Allah’ın nimetlerine şükür noktasında derin bir acziyet içerisinde olan mü’min için zikrullah hava gibi hayati, su gibi azizdir. Esmâ-i Hüsnâ’yı diline vird edinerek huzur bulur. Zikrin kıymetini bilenler, Allah Teala katında da büyük bir kıymete sahiptir. İnsan Allah ﷻ katındaki yerini merak ediyorsa, Allah’ı zikretmenin ve emirlerini yerine getirmenin onun nazarında ne kadar kıymetli olduğuna baksın. İslam bir kulun hayatında ne kadar azizse, o da İslam zaviyesinde o derece azizdir. Faiz’in, lüks hayatın, israfın, kibrin, şehvetin, şöhretin, karma yaşamın içinde zikir, lisana mahkumdur. Boğazdan aşağıya geçmez. Böyle biri saatlerce Esmâ-i Hüsnâ okusa da nafile. Burjuva hayatından kurtulamaz.
İlahî Reçete
Esmâ-i Hüsnâ ilahî bir reçetedir. Lakin muhtevasınca amel edilmeden katlanıp cebe konan tıbbî reçeteler nasıl hastalığa deva olamazsa, mânaları üzerinde tefekkür edilip gereği gibi amel edilmeyen isimler de şifaya vesile olamaz.
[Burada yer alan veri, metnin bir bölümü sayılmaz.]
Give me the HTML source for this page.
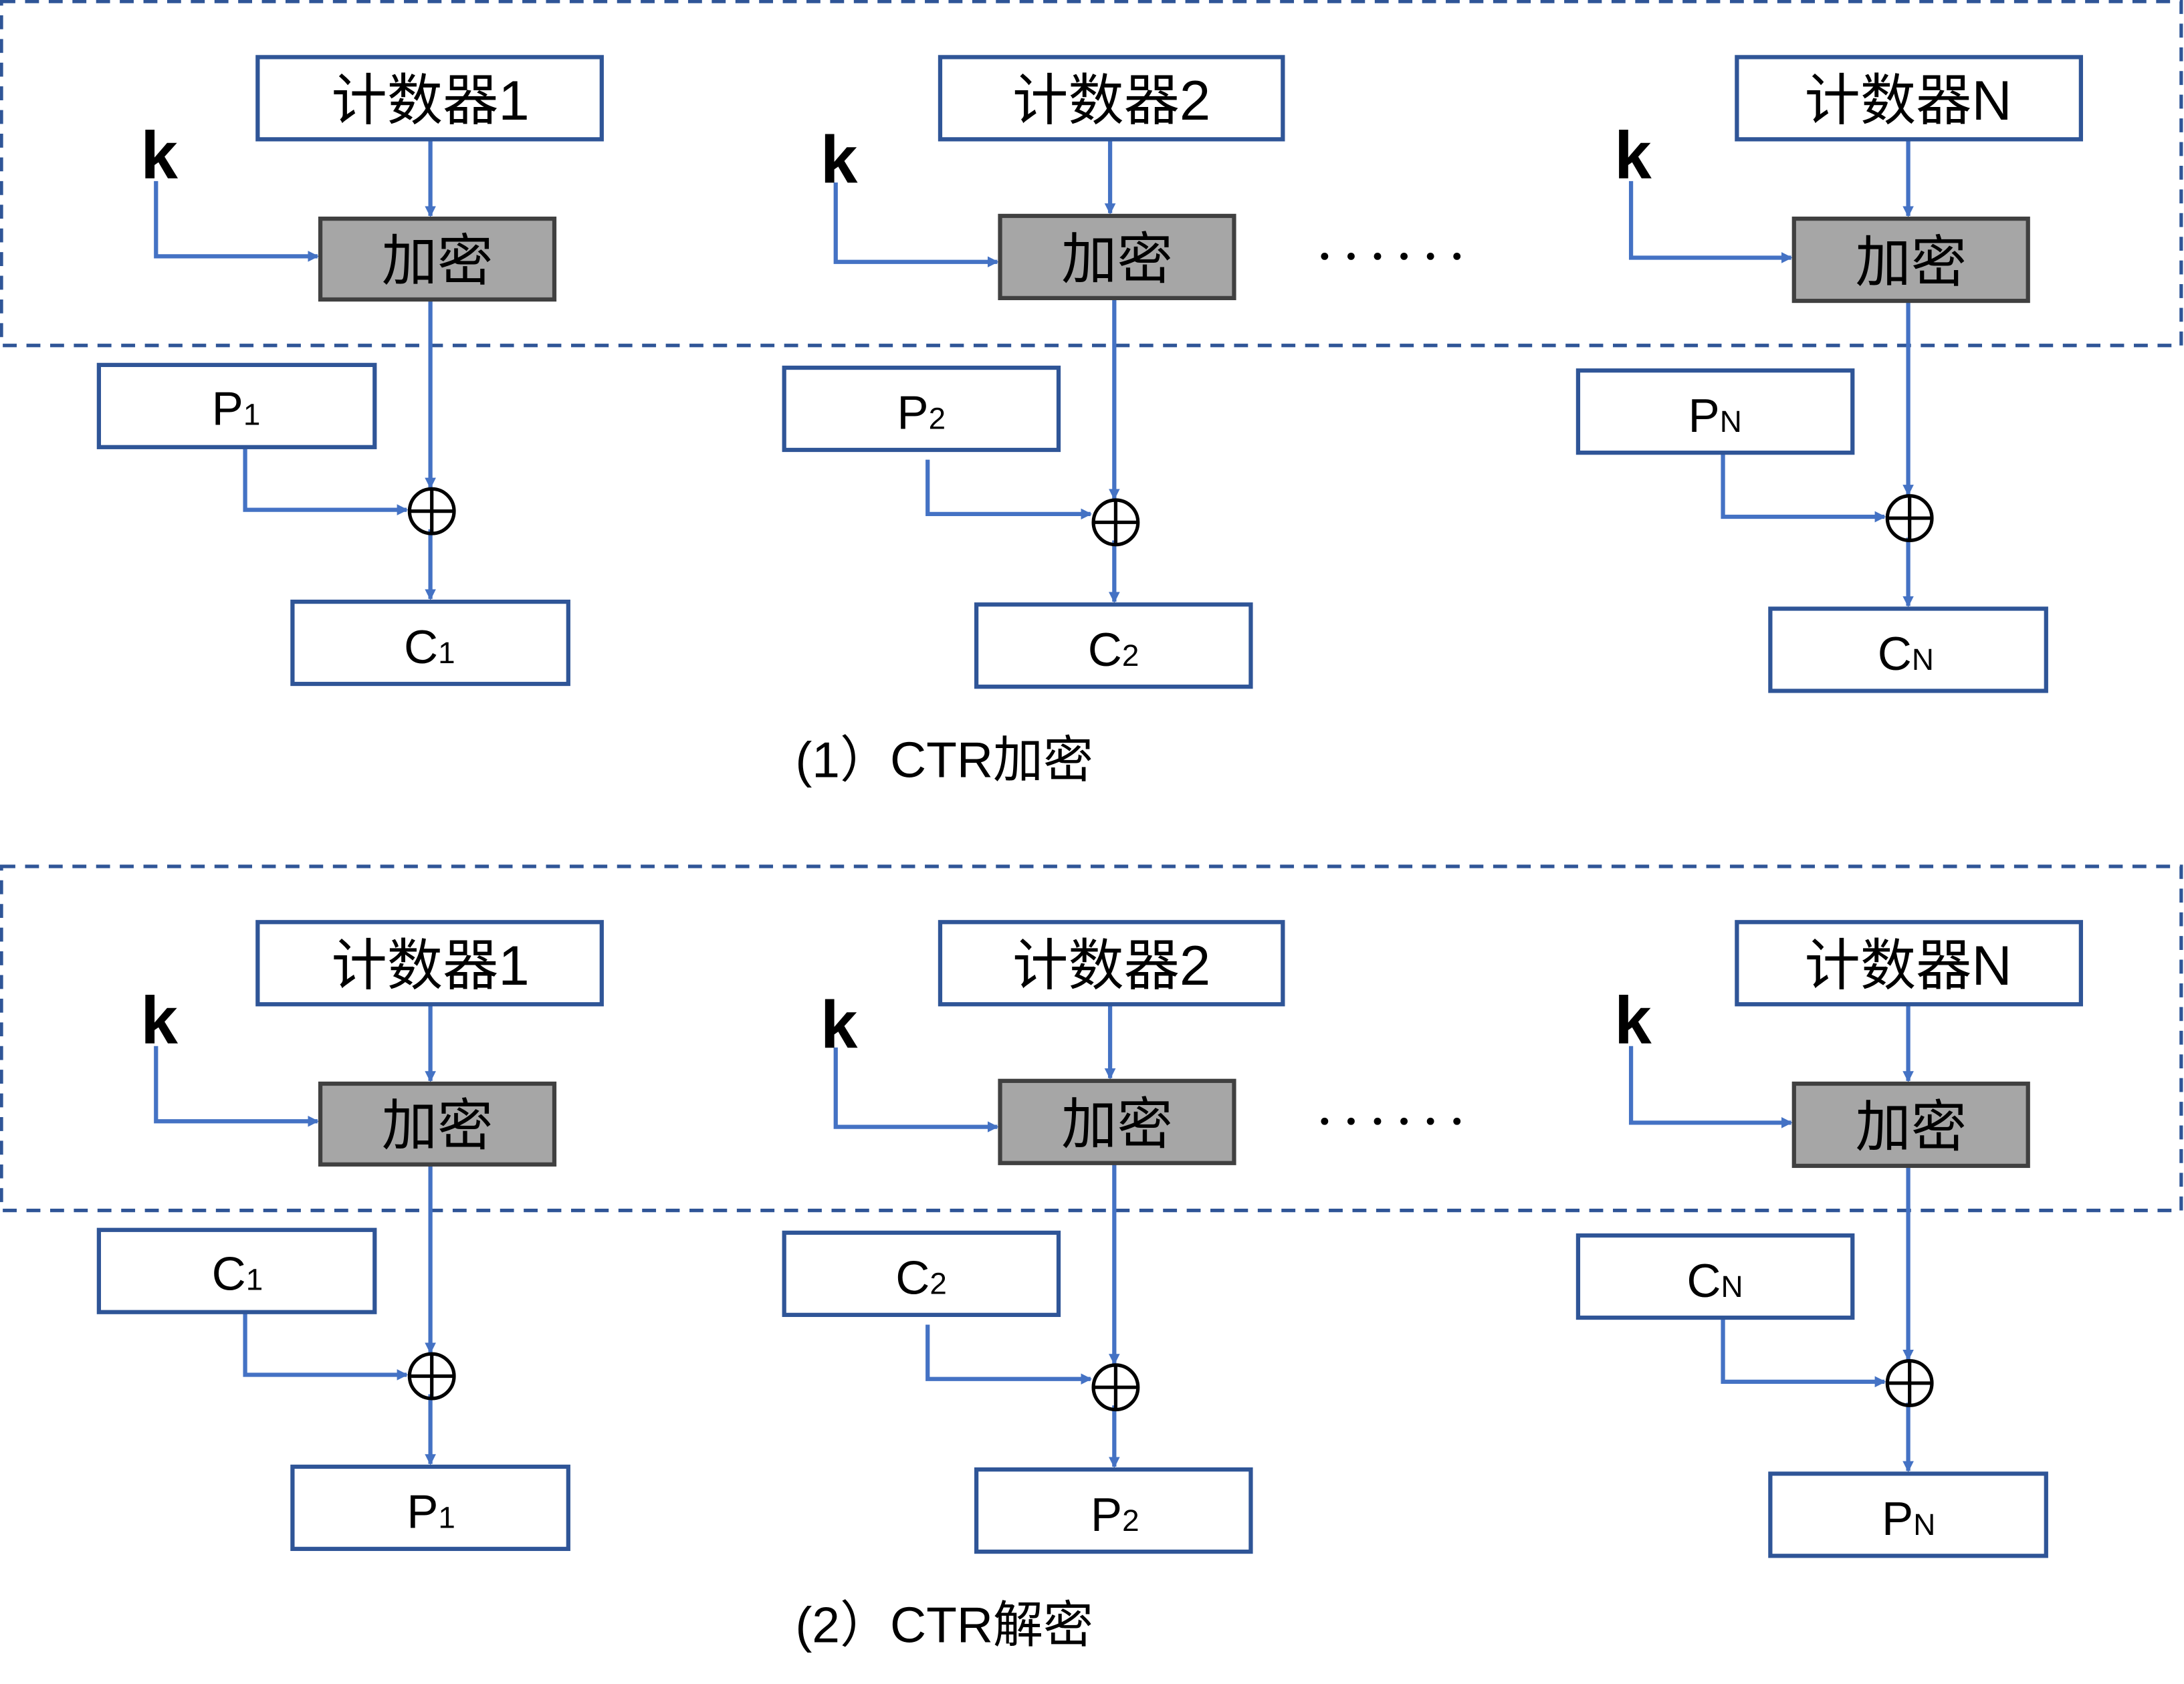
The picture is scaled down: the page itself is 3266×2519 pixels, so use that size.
<!DOCTYPE html>
<html><head><meta charset="utf-8"><style>html,body{margin:0;padding:0;background:#fff}svg{display:block}</style></head>
<body>
<svg width="3266" height="2519" viewBox="0 0 1568 1209" preserveAspectRatio="none" xmlns="http://www.w3.org/2000/svg" font-family="Liberation Sans, Noto Sans CJK SC, sans-serif">
<defs>
<marker id="a" markerWidth="8" markerHeight="8" refX="7" refY="4" orient="auto" markerUnits="userSpaceOnUse"><path d="M0,0 L8,4 L0,8 Z" fill="#4472c4"/></marker>
<g id="half">
<rect x="1" y="1" width="1565" height="247" fill="none" stroke="#2f5597" stroke-width="2.5" stroke-dasharray="10,7"/>
<g fill="none" stroke="#4472c4" stroke-width="3">
<path d="M112,130 V184 H228" marker-end="url(#a)"/>
<path d="M309,100 V155" marker-end="url(#a)"/>
<path d="M309,215 V350" marker-end="url(#a)"/>
<path d="M176,321 V366 H292" marker-end="url(#a)"/>
<path d="M309,380 V430" marker-end="url(#a)"/>
<path d="M600,131 V188 H716" marker-end="url(#a)"/>
<path d="M797,100 V153" marker-end="url(#a)"/>
<path d="M800,214 V358" marker-end="url(#a)"/>
<path d="M666,330 V369 H783" marker-end="url(#a)"/>
<path d="M800,388 V432" marker-end="url(#a)"/>
<path d="M1171,130 V185 H1286" marker-end="url(#a)"/>
<path d="M1370,100 V155" marker-end="url(#a)"/>
<path d="M1370,216 V355" marker-end="url(#a)"/>
<path d="M1237,325 V371 H1353" marker-end="url(#a)"/>
<path d="M1370,386 V435" marker-end="url(#a)"/>
</g>
<g fill="#fff" stroke="#2f5597" stroke-width="3">
<rect x="185" y="41" width="247" height="59"/>
<rect x="71" y="262" width="198" height="59"/>
<rect x="210" y="432" width="198" height="59"/>
<rect x="675" y="41" width="246" height="59"/>
<rect x="563" y="264" width="197" height="59"/>
<rect x="701" y="434" width="197" height="59"/>
<rect x="1247" y="41" width="247" height="59"/>
<rect x="1133" y="266" width="197" height="59"/>
<rect x="1271" y="437" width="198" height="59"/>
</g>
<g fill="#a6a6a6" stroke="#404040" stroke-width="3">
<rect x="230" y="157" width="168" height="58"/>
<rect x="718" y="155" width="168" height="59"/>
<rect x="1288" y="157" width="168" height="59"/>
</g>
<g font-size="48" font-weight="bold">
<text x="101" y="128">k</text>
<text x="589" y="131">k</text>
<text x="1159" y="128">k</text>
</g>
<g fill="none" stroke="#000" stroke-width="2.5">
<circle cx="310" cy="367" r="16"/><path d="M294,367 H326 M310,351 V383"/>
<circle cx="801" cy="375" r="16"/><path d="M785,375 H817 M801,359 V391"/>
<circle cx="1371" cy="372" r="16"/><path d="M1355,372 H1387 M1371,356 V388"/>
</g>
<g font-size="40" text-anchor="middle">
<text x="309" y="86">计数器1</text>
<text x="798" y="86">计数器2</text>
<text x="1370" y="86">计数器N</text>
<text x="314" y="201">加密</text>
<text x="802" y="200">加密</text>
<text x="1372" y="202">加密</text>
</g>
<g fill="#000">
<circle cx="951" cy="184" r="2.6"/><circle cx="970" cy="184" r="2.6"/><circle cx="989" cy="184" r="2.6"/>
<circle cx="1008" cy="184" r="2.6"/><circle cx="1027" cy="184" r="2.6"/><circle cx="1046" cy="184" r="2.6"/>
</g>
</g>
</defs>
<use href="#half"/>
<g font-size="34">
<text x="152" y="305">P<tspan font-size="22">1</tspan></text>
<text x="644" y="308">P<tspan font-size="22">2</tspan></text>
<text x="1212" y="310">P<tspan font-size="22">N</tspan></text>
<text x="290" y="476">C<tspan font-size="22">1</tspan></text>
<text x="781" y="478">C<tspan font-size="22">2</tspan></text>
<text x="1348" y="481">C<tspan font-size="22">N</tspan></text>
</g>
<text x="571" y="558" font-size="36">(1）CTR加密</text>
<use href="#half" y="621"/>
<g font-size="34">
<text x="152" y="926">C<tspan font-size="22">1</tspan></text>
<text x="643" y="929">C<tspan font-size="22">2</tspan></text>
<text x="1211" y="931">C<tspan font-size="22">N</tspan></text>
<text x="292" y="1097">P<tspan font-size="22">1</tspan></text>
<text x="783" y="1099">P<tspan font-size="22">2</tspan></text>
<text x="1351" y="1102">P<tspan font-size="22">N</tspan></text>
</g>
<text x="571" y="1179" font-size="36">(2）CTR解密</text>
</svg>
</body></html>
Allah Teala’nın reçetesi hükmünde olan Kur’ân-ı Kerîm’e ve anahtarı mesabesindeki Esmâ-i Hüsnâ’ya hürmet eden kulun amelleri kabul görür. Yâr olana Allah da yâr olur:
« Allah iman edenlerin dostudur; onları karanlıklardan aydınlığa çıkarır. »8
Umumi mânada Allah’ın Kitabına, hükümlerine, yoluna dostluğu, isimlerine vefayı kaybeden mü’minler bir asırdır nurdan izi bulup da zulümattan çıkamıyor. Dost olabilseydik Mekke’den «Feth-i Mübîn»i, Fâtimi, Bâtini, Büveyhi, Kramati ve Meşşâî anaforundan Selçuklu’yu, Haçlı ve Moğol kuşatmasından Osmanlı’yı çıkardığı gibi tarihin bu en uzun fetretinden de kurucu bir nesil çıkarırdı.
Esmâ-i Hüsnâ Allah’a dost olma, dost kalma ve dostluk uğruna candan da, maldan da geçmektir. Mü’minlerin sözleriyle olduğu gibi amelleriyle de Allah’a dost olduğu bir dünya evleriyle, sokaklarıyla, şehirleriyle Medine’ye benzer. Medine’den ruh alır. Karargâhı Anadolu olacak bu çağın dirilişi de Medine’den beslenecektir.